Github user danny0405 commented on a diff in the pull request:
https://github.com/apache/storm/pull/2319#discussion_r138097813
--- Diff: storm-core/src/clj/org/apache/storm/daemon/nimbus.clj ---
@@ -961,14 +1015,25 @@
;; tasks figure out what tasks to talk to by looking at topology at
runtime
;; only log/set when there's been a change to the assignment
(doseq [[topology-id assignment] new-assignments
- :let [existing-assignment (get existing-assignments
topology-id)
- topology-details (.getById topologies topology-id)]]
+ :let [existing-assignment (get existing-assignments
topology-id)]]
(if (= existing-assignment assignment)
(log-debug "Assignment for " topology-id " hasn't changed")
(do
(log-message "Setting new assignment for topology id "

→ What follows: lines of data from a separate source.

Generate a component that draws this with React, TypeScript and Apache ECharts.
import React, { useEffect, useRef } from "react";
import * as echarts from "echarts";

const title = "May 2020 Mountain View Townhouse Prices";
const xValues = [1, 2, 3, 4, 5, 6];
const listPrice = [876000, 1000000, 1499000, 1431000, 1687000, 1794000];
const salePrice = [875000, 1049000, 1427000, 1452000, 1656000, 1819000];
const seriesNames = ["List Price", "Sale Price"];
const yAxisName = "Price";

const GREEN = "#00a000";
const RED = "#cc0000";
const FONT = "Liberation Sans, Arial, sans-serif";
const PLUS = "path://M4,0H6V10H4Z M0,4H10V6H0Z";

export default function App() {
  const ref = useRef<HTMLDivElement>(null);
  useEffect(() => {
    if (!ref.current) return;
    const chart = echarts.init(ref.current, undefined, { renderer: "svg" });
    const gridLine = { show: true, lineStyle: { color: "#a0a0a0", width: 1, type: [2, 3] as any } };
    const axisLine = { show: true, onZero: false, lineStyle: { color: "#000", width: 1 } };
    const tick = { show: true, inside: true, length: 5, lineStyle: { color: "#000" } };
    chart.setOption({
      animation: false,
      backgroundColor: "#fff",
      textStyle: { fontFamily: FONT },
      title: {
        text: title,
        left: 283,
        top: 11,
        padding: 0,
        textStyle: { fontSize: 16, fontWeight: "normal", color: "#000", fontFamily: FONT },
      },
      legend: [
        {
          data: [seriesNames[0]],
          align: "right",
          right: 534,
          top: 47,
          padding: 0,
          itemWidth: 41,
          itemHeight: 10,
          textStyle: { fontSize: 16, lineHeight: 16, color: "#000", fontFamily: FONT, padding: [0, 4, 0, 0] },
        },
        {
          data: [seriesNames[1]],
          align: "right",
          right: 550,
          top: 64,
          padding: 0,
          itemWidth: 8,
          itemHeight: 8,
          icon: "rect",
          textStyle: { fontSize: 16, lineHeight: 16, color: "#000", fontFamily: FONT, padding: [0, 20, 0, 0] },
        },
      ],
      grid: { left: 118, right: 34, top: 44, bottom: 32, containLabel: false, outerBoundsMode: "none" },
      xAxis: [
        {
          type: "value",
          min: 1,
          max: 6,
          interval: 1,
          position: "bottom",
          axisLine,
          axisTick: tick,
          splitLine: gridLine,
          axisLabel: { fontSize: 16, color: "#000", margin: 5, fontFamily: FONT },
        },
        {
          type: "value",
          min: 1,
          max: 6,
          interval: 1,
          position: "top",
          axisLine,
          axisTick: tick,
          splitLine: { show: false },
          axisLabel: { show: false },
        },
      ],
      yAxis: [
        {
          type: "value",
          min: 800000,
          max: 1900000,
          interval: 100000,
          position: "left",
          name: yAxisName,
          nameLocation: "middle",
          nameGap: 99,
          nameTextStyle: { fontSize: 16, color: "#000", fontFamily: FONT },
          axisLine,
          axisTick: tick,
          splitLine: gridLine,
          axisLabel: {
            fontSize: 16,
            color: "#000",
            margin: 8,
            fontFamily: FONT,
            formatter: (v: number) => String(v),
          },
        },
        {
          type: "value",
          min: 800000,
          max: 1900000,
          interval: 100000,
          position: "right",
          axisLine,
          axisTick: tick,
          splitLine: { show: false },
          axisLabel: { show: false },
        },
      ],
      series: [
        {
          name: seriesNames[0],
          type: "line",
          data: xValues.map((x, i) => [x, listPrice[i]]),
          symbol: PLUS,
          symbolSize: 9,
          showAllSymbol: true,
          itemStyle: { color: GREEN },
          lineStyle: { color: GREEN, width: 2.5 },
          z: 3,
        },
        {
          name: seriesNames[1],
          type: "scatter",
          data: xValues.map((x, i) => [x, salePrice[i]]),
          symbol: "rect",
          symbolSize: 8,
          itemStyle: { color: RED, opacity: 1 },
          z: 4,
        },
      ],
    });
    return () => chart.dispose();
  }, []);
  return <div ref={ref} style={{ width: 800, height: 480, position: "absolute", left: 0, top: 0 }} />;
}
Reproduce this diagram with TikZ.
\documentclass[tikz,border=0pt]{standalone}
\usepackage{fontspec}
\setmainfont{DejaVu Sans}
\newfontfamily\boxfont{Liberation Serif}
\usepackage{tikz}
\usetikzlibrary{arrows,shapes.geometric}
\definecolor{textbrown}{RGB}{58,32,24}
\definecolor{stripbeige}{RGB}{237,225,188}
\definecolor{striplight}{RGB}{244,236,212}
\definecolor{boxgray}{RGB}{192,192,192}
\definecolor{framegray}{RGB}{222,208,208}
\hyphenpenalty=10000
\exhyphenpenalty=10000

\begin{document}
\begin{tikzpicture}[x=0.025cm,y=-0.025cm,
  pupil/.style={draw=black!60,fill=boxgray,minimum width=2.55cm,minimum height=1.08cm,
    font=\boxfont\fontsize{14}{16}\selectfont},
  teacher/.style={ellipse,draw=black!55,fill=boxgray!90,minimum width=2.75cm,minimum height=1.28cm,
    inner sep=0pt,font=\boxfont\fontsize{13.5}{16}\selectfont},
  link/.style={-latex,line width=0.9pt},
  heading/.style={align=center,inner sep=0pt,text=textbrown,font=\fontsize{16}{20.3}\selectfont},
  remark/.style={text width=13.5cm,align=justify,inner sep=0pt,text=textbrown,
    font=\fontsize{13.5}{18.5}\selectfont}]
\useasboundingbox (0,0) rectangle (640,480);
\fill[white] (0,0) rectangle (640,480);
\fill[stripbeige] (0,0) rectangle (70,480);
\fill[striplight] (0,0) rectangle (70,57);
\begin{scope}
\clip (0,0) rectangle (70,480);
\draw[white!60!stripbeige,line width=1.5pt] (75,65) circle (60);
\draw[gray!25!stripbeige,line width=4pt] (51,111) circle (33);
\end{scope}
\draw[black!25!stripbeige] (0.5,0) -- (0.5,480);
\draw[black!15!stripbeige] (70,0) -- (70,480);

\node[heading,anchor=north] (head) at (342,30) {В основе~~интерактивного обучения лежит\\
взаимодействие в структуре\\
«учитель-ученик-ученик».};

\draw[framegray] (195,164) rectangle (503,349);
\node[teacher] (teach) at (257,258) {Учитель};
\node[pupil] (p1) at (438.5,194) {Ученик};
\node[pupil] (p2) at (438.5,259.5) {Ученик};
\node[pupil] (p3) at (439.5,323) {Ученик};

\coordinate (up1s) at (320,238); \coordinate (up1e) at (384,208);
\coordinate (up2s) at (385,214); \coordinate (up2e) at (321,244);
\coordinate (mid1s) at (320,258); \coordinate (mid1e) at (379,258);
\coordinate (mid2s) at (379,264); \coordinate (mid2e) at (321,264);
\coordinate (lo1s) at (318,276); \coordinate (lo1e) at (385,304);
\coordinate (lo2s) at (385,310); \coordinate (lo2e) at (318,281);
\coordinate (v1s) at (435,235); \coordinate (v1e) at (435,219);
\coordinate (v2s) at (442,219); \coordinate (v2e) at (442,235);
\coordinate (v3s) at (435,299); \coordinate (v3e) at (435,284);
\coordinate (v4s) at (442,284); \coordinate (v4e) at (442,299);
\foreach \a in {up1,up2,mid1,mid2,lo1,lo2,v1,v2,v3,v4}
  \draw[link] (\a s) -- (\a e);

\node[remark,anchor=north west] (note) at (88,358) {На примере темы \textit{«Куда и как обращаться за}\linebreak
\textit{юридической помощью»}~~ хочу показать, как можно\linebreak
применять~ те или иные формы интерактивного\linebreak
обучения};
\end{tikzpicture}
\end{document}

topology-id ": " (pr-str assignment))
(.set-assignment! storm-cluster-state topology-id assignment)
)))
+
+ ;; grouping assignment by node to see the nodes diff, then notify
nodes/supervisors to synchronize its owned assignment
+ ;; because the number of existing assignments is small for every
scheduling round,
+ ;; we expect to notify supervisors at almost the same time.
+ (->> new-assignments
+ (map (fn [[tid new-assignment]]
+ (let [existing-assignment (get existing-assignments tid)]
+ (assignment-changed-nodes existing-assignment new-assignment
))))
+ (apply concat)
+ (into #{})
+ (notify-supervisors-assignments conf new-assignments))
--- End diff --
Really thx for your suggestions, i agree with you that putting a blocking
method into nimbus's main loop is not a good idea, an thread poll is a better
choice.
Because only assignments changed nodes will be notified in a round, the
nodes num will not be very large[ except that we submit really large topologies
or submit large number of topologies at almost the same time ]
Actually supervisors will synchronize its assignments every 10 seconds, if
we make nimbus mk-assignments totally asynchronous, it will be okey.
---